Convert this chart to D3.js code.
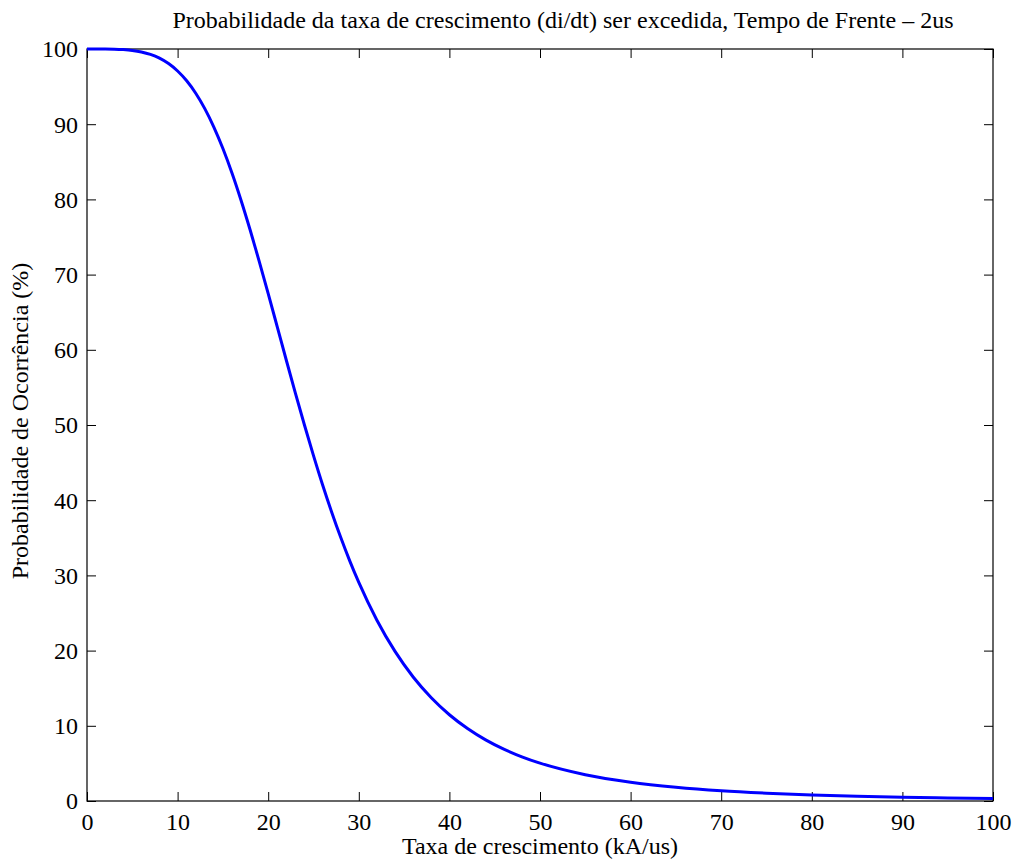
──────────
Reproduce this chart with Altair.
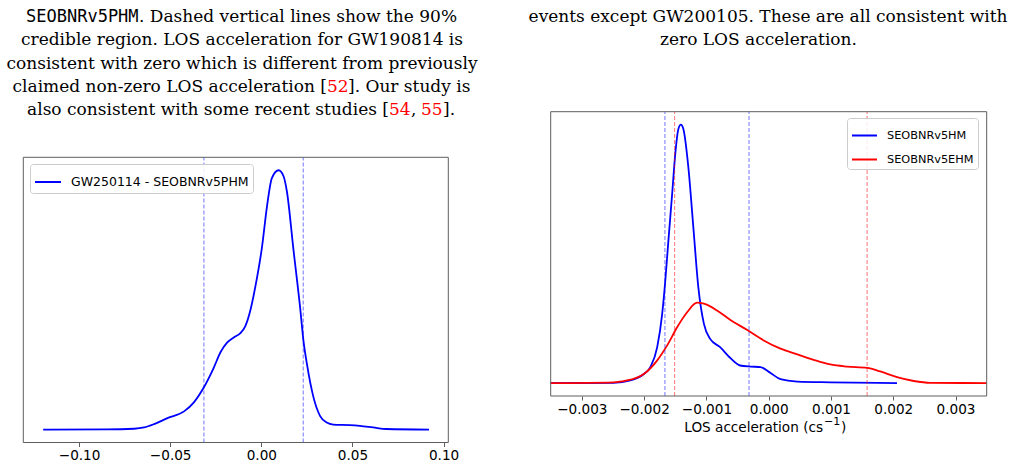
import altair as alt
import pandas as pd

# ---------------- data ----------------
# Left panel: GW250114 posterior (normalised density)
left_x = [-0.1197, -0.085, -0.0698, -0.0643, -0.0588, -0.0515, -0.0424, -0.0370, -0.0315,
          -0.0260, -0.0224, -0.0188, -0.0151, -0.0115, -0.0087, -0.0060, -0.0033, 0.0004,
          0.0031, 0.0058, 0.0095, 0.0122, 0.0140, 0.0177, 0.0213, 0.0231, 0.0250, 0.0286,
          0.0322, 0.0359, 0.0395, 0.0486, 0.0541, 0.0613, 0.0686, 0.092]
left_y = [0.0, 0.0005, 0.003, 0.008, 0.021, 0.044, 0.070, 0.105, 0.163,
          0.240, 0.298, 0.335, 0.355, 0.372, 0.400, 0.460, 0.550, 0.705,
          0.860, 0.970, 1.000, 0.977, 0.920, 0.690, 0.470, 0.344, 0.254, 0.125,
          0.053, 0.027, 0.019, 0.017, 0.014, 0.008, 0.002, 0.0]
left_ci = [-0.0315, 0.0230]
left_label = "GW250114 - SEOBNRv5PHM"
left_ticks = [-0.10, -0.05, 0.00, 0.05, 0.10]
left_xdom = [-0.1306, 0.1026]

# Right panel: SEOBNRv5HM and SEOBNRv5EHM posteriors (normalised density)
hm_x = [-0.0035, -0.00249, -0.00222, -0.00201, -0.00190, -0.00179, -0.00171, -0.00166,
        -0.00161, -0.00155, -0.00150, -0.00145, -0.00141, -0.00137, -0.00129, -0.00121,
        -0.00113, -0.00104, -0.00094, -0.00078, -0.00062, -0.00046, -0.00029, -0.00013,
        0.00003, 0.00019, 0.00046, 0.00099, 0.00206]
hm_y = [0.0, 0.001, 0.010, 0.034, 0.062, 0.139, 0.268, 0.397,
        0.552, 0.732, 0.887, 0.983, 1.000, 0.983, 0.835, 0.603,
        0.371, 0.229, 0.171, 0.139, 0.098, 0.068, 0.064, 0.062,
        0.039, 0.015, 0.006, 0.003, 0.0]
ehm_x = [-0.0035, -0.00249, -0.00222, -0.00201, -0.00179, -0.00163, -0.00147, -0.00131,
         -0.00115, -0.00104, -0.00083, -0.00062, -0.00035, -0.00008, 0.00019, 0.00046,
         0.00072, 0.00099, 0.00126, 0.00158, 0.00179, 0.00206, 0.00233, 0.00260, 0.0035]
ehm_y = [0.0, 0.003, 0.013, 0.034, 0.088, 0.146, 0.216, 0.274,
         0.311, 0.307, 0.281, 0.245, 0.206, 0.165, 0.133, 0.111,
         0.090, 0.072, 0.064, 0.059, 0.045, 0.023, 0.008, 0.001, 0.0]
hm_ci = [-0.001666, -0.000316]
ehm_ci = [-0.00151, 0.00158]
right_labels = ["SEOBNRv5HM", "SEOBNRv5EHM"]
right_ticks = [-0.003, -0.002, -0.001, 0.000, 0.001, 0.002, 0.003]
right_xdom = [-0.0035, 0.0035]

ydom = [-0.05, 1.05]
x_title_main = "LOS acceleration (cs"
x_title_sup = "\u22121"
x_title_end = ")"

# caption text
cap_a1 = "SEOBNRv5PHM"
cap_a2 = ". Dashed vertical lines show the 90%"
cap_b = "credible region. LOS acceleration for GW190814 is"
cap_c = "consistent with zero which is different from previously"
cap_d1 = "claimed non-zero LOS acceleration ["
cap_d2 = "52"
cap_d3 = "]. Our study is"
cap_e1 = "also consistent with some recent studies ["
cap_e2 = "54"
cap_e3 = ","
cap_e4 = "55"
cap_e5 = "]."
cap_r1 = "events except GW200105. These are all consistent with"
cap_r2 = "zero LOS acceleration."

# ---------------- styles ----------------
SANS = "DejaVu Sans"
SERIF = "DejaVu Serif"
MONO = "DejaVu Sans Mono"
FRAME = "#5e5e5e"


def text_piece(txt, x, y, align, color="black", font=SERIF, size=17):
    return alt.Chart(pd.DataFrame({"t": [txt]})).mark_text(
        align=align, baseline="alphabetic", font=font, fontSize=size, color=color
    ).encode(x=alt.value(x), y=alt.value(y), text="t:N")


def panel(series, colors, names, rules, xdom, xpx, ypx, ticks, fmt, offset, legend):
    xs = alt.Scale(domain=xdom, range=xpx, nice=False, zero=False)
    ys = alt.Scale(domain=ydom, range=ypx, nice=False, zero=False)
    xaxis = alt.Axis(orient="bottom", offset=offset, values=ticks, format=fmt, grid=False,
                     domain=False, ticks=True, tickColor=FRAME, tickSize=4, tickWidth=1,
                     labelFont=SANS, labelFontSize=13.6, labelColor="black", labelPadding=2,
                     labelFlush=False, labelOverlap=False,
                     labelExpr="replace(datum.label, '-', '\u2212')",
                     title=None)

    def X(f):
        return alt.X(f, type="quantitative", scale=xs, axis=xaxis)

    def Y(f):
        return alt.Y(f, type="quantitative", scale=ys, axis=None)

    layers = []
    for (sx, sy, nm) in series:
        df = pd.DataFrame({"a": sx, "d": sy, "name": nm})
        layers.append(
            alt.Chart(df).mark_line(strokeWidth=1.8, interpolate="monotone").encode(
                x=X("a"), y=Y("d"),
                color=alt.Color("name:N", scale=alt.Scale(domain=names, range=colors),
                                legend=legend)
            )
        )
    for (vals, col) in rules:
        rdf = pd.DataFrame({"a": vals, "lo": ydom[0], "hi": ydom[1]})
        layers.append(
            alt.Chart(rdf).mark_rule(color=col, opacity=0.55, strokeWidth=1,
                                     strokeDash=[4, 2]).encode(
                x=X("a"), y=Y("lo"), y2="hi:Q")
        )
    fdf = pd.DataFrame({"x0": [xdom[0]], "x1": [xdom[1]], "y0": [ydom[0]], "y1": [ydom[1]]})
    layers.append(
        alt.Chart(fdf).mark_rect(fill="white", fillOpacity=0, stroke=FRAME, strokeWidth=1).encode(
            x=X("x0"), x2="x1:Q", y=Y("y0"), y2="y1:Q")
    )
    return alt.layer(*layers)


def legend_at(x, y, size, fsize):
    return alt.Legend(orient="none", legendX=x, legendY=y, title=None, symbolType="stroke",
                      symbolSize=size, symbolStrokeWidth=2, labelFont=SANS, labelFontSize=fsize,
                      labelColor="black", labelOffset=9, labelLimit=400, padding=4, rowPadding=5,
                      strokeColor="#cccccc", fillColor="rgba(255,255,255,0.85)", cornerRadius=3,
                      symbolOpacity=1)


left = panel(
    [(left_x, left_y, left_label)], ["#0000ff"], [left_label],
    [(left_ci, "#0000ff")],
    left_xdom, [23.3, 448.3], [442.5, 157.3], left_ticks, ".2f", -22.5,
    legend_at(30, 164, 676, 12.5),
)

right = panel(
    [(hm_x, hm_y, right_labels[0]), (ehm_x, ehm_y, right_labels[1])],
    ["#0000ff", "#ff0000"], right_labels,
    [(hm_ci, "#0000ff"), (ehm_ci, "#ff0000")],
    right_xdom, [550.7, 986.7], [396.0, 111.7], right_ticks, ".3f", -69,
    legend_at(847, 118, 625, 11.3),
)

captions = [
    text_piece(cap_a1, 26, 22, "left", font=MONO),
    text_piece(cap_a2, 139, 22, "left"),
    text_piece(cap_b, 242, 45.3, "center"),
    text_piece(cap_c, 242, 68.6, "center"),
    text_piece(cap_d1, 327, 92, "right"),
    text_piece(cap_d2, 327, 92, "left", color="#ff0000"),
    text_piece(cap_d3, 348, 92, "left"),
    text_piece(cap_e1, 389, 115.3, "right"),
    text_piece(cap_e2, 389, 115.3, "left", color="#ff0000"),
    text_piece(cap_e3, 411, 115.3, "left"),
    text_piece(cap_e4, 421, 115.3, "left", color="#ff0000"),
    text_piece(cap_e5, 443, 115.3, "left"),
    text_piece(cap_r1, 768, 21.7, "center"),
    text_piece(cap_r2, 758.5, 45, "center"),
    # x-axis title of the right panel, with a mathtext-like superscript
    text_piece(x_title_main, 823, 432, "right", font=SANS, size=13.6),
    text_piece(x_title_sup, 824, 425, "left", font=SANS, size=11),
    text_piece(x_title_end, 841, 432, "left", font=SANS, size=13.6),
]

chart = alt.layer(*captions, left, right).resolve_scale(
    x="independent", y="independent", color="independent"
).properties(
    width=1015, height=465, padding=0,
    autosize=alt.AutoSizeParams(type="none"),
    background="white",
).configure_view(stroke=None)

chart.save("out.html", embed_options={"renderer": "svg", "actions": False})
──────────
# Problem
Make an exact copy of the lines from the one containing "Reproduce this chart with Altair." to the one containing "import pandas as pd", keeping both and leaving out every picture.

# Written reply
Reproduce this chart with Altair.
import altair as alt
import pandas as pd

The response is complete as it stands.